Now I was fully converted to an understanding of colour, and at time when my hobby painting activity started to take off with my early retirement. Firstly I applied the new found knowledge to Napoleonics. This was, and is, a good place to start, as the colours are very basic. I found I could paint a French infantryman with just four pigments: Titanium White, Raw Umber, Cadmium Red and Prussian Blue. That included the black shako and the flesh. Not quite true: I still needed the metallics of silver and gold for some of the details.
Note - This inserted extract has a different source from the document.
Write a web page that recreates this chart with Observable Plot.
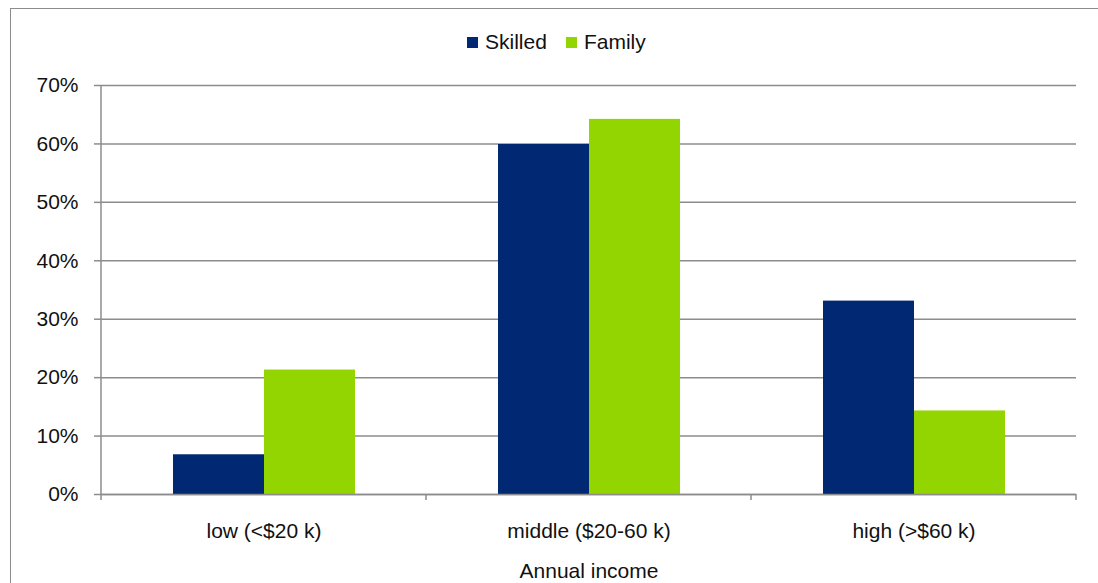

I only needed the red for the facings (though it also helped with the mix for the face) – and having one of the lighter brown Siennas to hand was helpful (in point of act I could have replaced the Raw Umber with one of these Siennas entirely – but some of the mixes would be a bit more difficult).

With my confidence built on Napoleonics, I broke into WW2. When I embarked on the journey, I had always considered this too difficult. But by the time I reached my first WW2 project, some German vehicles in 20mm, I was too far gone. I was not going to be dependent on some paint manufacturer’s interpretation. Dull colours are complex ones – involving all three primary colours in relatively high proportions. Small tweaks to the colour mix have a big impact, and can take it in completely the wrong direction. So it proved. I made several attempts at German Dunkelgelb before getting something I found acceptable. And even that first attempt, on some Panzer IIIs, looks to my current eye as being closer to the German desert colour Braun than Dunkelgelb – which as it happens was just as appropriate fro a Panzer III in 1943. But slowly I have got the hang of it. I have even got as far as painting WW2 aircraft, though my first attempt at RAF desert colours was not entirely successful.

It’s been a long journey, and I’ve learnt a lot. Above all I have achieved an understanding of colour, and a sense of control over the whole process.